Twahirwa’s motivations, following the orders of authorities, are mirrored by other testimonies. The Rwandan genocide 

“was sponsored and conceived from above by a small group of powerful extremists in President Habyarimana’s regime. These mighty few objected to the power-sharing terms of a recently signed peace agreement between Habyarimana and the RPF. Through genocide, they sought to maintain their monopoly on power” (Fujii 2010).

Were the “Joiners” then only used as instruments by the elite who planned the genocide? It is worth looking at some other testimonies as well. For example, the testimonies of members of the Kibundo gang, a group of farmers who killed 50,000 of their Tutsi neighbours which were about 85 % of the Tutsi population in that region (Baum 2008). One of the perpetrators states: “Some offenders claim that we changed into wild animals, that we were blinded by ferocity … that is a trick to sidetrack the truth” (ibid.). Even while confessing, there is a total lack of remorse for their committed atrocities. 

Learnings from the past

The various perpetrator groups involved in the genocide of the Tutsis should give us pause for thought, and we must learn different lessons from their involvement. It is worrying that there are people in our society who feel less empathy than the majority of society. At the same time, the involvement of people who themselves feel and express empathy and remorse shows that it is not only the people who are categorized as ‘perpetrators’ by academia who become perpetrators themselves but also people outside this group. This means that in certain situations, people can also become perpetrators who would never expect it of themselves.

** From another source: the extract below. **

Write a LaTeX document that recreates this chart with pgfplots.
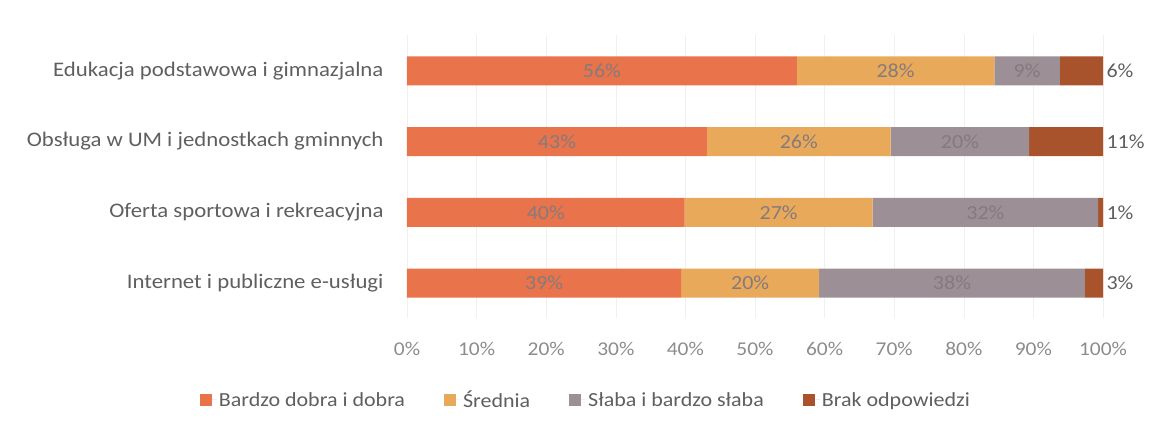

The fact that ordinary people without a prior history of extraordinary violent behaviour can become perpetrators involved in genocide or other atrocities is troubling. These findings are in line with the findings of Holocaust research (Hale 2020) and the results of experiments like the Milgram Experiment (Miller 2014). We have to acknowledge that individuals who are not inherently violent can still be driven to commit horrific acts under the influence of fear, social dynamics, and authoritative manipulation. This understanding compels us to recognize the potential for atrocity in any society and thus gives us an approach to global genocide and mass atrocity prevention. By acknowledging that genocides are not solely the product of deep-seated ethnic hatred but rather the culmination of strategic manipulation and social pressures, international efforts can focus on early intervention strategies. 

Particularly in this day and age, when politics and social media fuel emotions and especially hatred, we need a vigilant civil society that closely monitors these developments, exposes abuses, and takes a stand against them. And precisely because all people can become potential perpetrators, we need institutions such as the rule of law to protect minorities from the arbitrariness of others.